### Challenge
Every line holding the string "React" should be gathered.

### Raw data
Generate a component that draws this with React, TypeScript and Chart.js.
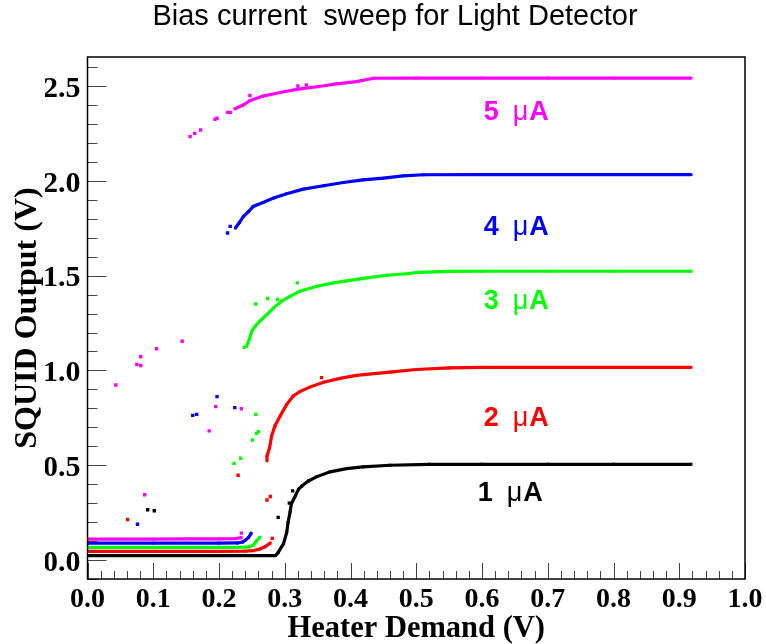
import React, { useEffect, useRef } from 'react';
import { Chart, registerables } from 'chart.js';

Chart.register(...registerables);

type P = [number, number];

// Axis ticks
const xTickValues = [0, 0.1, 0.2, 0.3, 0.4, 0.5, 0.6, 0.7, 0.8, 0.9, 1.0];
const yTickValues = [0, 0.5, 1.0, 1.5, 2.0, 2.5];

// Series labels / colours
const seriesNumbers = ['1', '2', '3', '4', '5'];
const seriesUnit = ['μ', 'A'];
const seriesColors = ['#000000', '#ff0000', '#00ff00', '#0000ff', '#ff00ff'];
const labelXs = [0.643, 0.652, 0.652, 0.652, 0.652];
const labelYs = [0.353, 0.747, 1.363, 1.755, 2.36];

// 1 uA (black)
const bias1Main: P[] = [
  [0, 0.023], [0.1, 0.023], [0.2, 0.023], [0.286, 0.023], [0.29, 0.04], [0.298, 0.085],
  [0.303, 0.146], [0.305, 0.198], [0.308, 0.252], [0.31, 0.295], [0.316, 0.338],
  [0.321, 0.374], [0.326, 0.39], [0.336, 0.417], [0.349, 0.44], [0.369, 0.465],
  [0.394, 0.482], [0.419, 0.491], [0.46, 0.5], [0.52, 0.505], [0.6, 0.505],
  [0.7, 0.505], [0.8, 0.505], [0.918, 0.505],
];
const bias1Out: P[] = [
  [0.0915, 0.265], [0.1016, 0.26], [0.29, 0.225], [0.312, 0.365], [0.307, 0.3],
];

// 2 uA (red)
const bias2Low: P[] = [
  [0, 0.046], [0.1, 0.046], [0.2, 0.046], [0.24, 0.047], [0.252, 0.05],
  [0.262, 0.058], [0.27, 0.07], [0.278, 0.09],
];
const bias2High: P[] = [
  [0.273, 0.523], [0.273, 0.549], [0.277, 0.593], [0.28, 0.654], [0.285, 0.707],
  [0.293, 0.76], [0.303, 0.821], [0.313, 0.865], [0.323, 0.888], [0.338, 0.912],
  [0.359, 0.938], [0.384, 0.958], [0.409, 0.974], [0.44, 0.984], [0.46, 0.991],
  [0.5, 1.005], [0.55, 1.013], [0.6, 1.016], [0.7, 1.016], [0.8, 1.016], [0.918, 1.016],
];
const bias2Out: P[] = [
  [0.061, 0.214], [0.229, 0.447], [0.273, 0.317], [0.278, 0.335], [0.281, 0.114], [0.356, 0.962],
];

// 3 uA (green)
const bias3Low: P[] = [
  [0, 0.067], [0.1, 0.067], [0.2, 0.067], [0.24, 0.068], [0.247, 0.07],
  [0.252, 0.078], [0.257, 0.1], [0.262, 0.12],
];
const bias3High: P[] = [
  [0.238, 1.12], [0.242, 1.128], [0.246, 1.163], [0.25, 1.207], [0.255, 1.233],
  [0.262, 1.26], [0.273, 1.295], [0.283, 1.33], [0.295, 1.365], [0.308, 1.391],
  [0.323, 1.418], [0.349, 1.444], [0.374, 1.462], [0.399, 1.475], [0.425, 1.488],
  [0.455, 1.502], [0.485, 1.51], [0.503, 1.517], [0.55, 1.522], [0.6, 1.523],
  [0.7, 1.523], [0.8, 1.523], [0.918, 1.523],
];
const bias3Out: P[] = [
  [0.256, 1.35], [0.274, 1.379], [0.289, 1.374], [0.319, 1.462], [0.256, 0.768],
  [0.257, 0.668], [0.26, 0.677], [0.251, 0.633], [0.223, 0.51], [0.233, 0.537],
];

// 4 uA (blue)
const bias4Low: P[] = [
  [0, 0.089], [0.1, 0.089], [0.2, 0.089], [0.228, 0.09], [0.236, 0.095],
  [0.24, 0.105], [0.245, 0.119], [0.249, 0.142],
];
const bias4High: P[] = [
  [0.225, 1.751], [0.231, 1.78], [0.237, 1.812], [0.245, 1.838], [0.252, 1.865],
  [0.267, 1.886], [0.283, 1.909], [0.303, 1.932], [0.328, 1.956], [0.359, 1.974],
  [0.389, 1.991], [0.419, 2.005], [0.45, 2.014], [0.48, 2.026], [0.511, 2.032],
  [0.6, 2.033], [0.7, 2.033], [0.8, 2.033], [0.918, 2.033],
];
const bias4Out: P[] = [
  [0.213, 1.725], [0.217, 1.76], [0.197, 0.862], [0.224, 0.804], [0.16, 0.763],
  [0.166, 0.768], [0.076, 0.189],
];

// 5 uA (magenta)
const bias5Low: P[] = [
  [0, 0.11], [0.1, 0.11], [0.15, 0.112], [0.2, 0.112], [0.225, 0.113], [0.234, 0.118],
];
const bias5High: P[] = [
  [0.224, 2.379], [0.237, 2.4], [0.247, 2.423], [0.267, 2.447], [0.293, 2.466],
  [0.318, 2.482], [0.349, 2.496], [0.379, 2.511], [0.409, 2.523], [0.435, 2.541],
  [0.5, 2.542], [0.6, 2.542], [0.7, 2.542], [0.8, 2.542], [0.918, 2.542],
];
const bias5Out: P[] = [
  [0.156, 2.233], [0.163, 2.25], [0.172, 2.268], [0.194, 2.325], [0.197, 2.33],
  [0.213, 2.361], [0.217, 2.361], [0.247, 2.45], [0.32, 2.5], [0.333, 2.505],
  [0.043, 0.923], [0.075, 1.032], [0.081, 1.026], [0.081, 1.072], [0.105, 1.114],
  [0.144, 1.154], [0.195, 0.809], [0.234, 0.798], [0.185, 0.681], [0.087, 0.344],
  [0.234, 0.142],
];

const lineSegments: P[][][] = [
  [bias1Main],
  [bias2Low, bias2High],
  [bias3Low, bias3High],
  [bias4Low, bias4High],
  [bias5Low, bias5High],
];
const outlierSets: P[][] = [bias1Out, bias2Out, bias3Out, bias4Out, bias5Out];

const toXY = (pts: P[]) => pts.map(([x, y]) => ({ x, y }));

const SANS = '"Liberation Sans", Arial, sans-serif';
const SERIF = '"Liberation Serif", "Times New Roman", serif';

const framePlugin = {
  id: 'frameTicks',
  afterDatasetsDraw(chart: any) {
    const { ctx, chartArea: a, scales } = chart;
    const xs = scales.x;
    const ys = scales.y;
    ctx.save();
    ctx.strokeStyle = '#444';
    ctx.lineWidth = 1;
    for (let i = 0; i <= 50; i++) {
      const v = i * 0.02;
      const px = Math.round(xs.getPixelForValue(v)) + 0.5;
      const len = i % 5 === 0 ? 16 : 8;
      ctx.beginPath();
      ctx.moveTo(px, a.bottom);
      ctx.lineTo(px, a.bottom - len);
      ctx.stroke();
    }
    for (let i = -1; i <= 26; i++) {
      const v = i * 0.1;
      if (v < ys.min || v > ys.max) continue;
      const py = Math.round(ys.getPixelForValue(v)) + 0.5;
      const len = i % 5 === 0 ? 19 : 10;
      ctx.beginPath();
      ctx.moveTo(a.left, py);
      ctx.lineTo(a.left + len, py);
      ctx.stroke();
    }
    ctx.strokeStyle = '#000';
    ctx.lineWidth = 1.5;
    ctx.strokeRect(a.left, a.top, a.right - a.left, a.bottom - a.top);

    // series labels: bold number, gap, plain mu, bold A
    ctx.textBaseline = 'middle';
    ctx.textAlign = 'left';
    const boldFont = `bold 27px ${SANS}`;
    const muFont = `27px ${SANS}`;
    const gap = 14;
    for (let i = 0; i < seriesNumbers.length; i++) {
      ctx.font = boldFont;
      const wN = ctx.measureText(seriesNumbers[i]).width;
      const wA = ctx.measureText(seriesUnit[1]).width;
      ctx.font = muFont;
      const wMu = ctx.measureText(seriesUnit[0]).width;
      const total = wN + gap + wMu + 1 + wA;
      let x = xs.getPixelForValue(labelXs[i]) - total / 2;
      const y = ys.getPixelForValue(labelYs[i]);
      ctx.fillStyle = seriesColors[i];
      ctx.font = boldFont;
      ctx.fillText(seriesNumbers[i], x, y);
      x += wN + gap;
      ctx.font = muFont;
      ctx.fillText(seriesUnit[0], x, y);
      x += wMu + 1;
      ctx.font = boldFont;
      ctx.fillText(seriesUnit[1], x, y);
    }
    ctx.restore();
  },
};

export default function App() {
  const ref = useRef<HTMLCanvasElement | null>(null);
  useEffect(() => {
    document.body.style.margin = '0';
    const datasets: any[] = [];
    lineSegments.forEach((segs, i) => {
      segs.forEach((seg) => {
        datasets.push({
          data: toXY(seg),
          showLine: true,
          borderColor: seriesColors[i],
          backgroundColor: seriesColors[i],
          borderWidth: 3.2,
          pointStyle: 'rect',
          pointRadius: 2,
          pointBorderWidth: 0,
          tension: 0,
        });
      });
    });
    outlierSets.forEach((pts, i) => {
      datasets.push({
        data: toXY(pts),
        showLine: false,
        borderColor: seriesColors[i],
        backgroundColor: seriesColors[i],
        pointStyle: 'rect',
        pointRadius: 2.4,
        pointBorderWidth: 0,
      });
    });
    const chart = new Chart(ref.current as HTMLCanvasElement, {
      type: 'scatter',
      data: { datasets },
      plugins: [framePlugin],
      options: {
        animation: false,
        responsive: false,
        layout: { padding: { left: 45, right: 21, top: 0, bottom: 0 } },
        plugins: {
          legend: { display: false },
          tooltip: { enabled: false },
          title: {
            display: true,
            text: 'Bias current  sweep for Light Detector',
            color: '#000',
            font: { family: SANS, size: 29, weight: 'normal', lineHeight: 1.2 },
            padding: { top: 0, bottom: 22.2 },
          },
        },
        scales: {
          x: {
            type: 'linear',
            min: 0,
            max: 1.0,
            afterBuildTicks: (s: any) => { s.ticks = xTickValues.map((v) => ({ value: v })); },
            afterFit: (s: any) => { s.height = 65; s.paddingLeft = 0; s.paddingRight = 0; },
            grid: { display: false, drawTicks: false },
            border: { display: false },
            ticks: {
              color: '#000',
              padding: 4,
              maxRotation: 0,
              autoSkip: false,
              font: { family: SERIF, size: 28, weight: 'bold' },
              callback: (v: any) => Number(v).toFixed(1),
            },
            title: {
              display: true,
              text: 'Heater Demand (V)',
              color: '#000',
              font: { family: SERIF, size: 30.5, weight: 'bold', lineHeight: 1 },
              padding: { top: 0, bottom: 0 },
            },
          },
          y: {
            type: 'linear',
            min: -0.1,
            max: 2.653,
            afterBuildTicks: (s: any) => { s.ticks = yTickValues.map((v) => ({ value: v })); },
            afterFit: (s: any) => { s.width = 42.5; s.paddingTop = 0; s.paddingBottom = 0; },
            grid: { display: false, drawTicks: false },
            border: { display: false },
            ticks: {
              color: '#000',
              padding: 7,
              labelOffset: 3,
              autoSkip: false,
              font: { family: SERIF, size: 30, weight: 'bold' },
              callback: (v: any) => Number(v).toFixed(1),
            },
            title: {
              display: true,
              text: 'SQUID Output (V)',
              color: '#000',
              font: { family: SERIF, size: 32, weight: 'bold', lineHeight: 1 },
              padding: { top: -33, bottom: 0 },
            },
          },
        },
      },
    });
    return () => chart.destroy();
  }, []);
  return (
    <div style={{ position: 'absolute', left: 0, top: 0, width: 766, height: 644, background: '#fff' }}>
      <canvas ref={ref} width={766} height={644} style={{ display: 'block' }} />
    </div>
  );
}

### Correct output
Generate a component that draws this with React, TypeScript and Chart.js.
import React, { useEffect, useRef } from 'react';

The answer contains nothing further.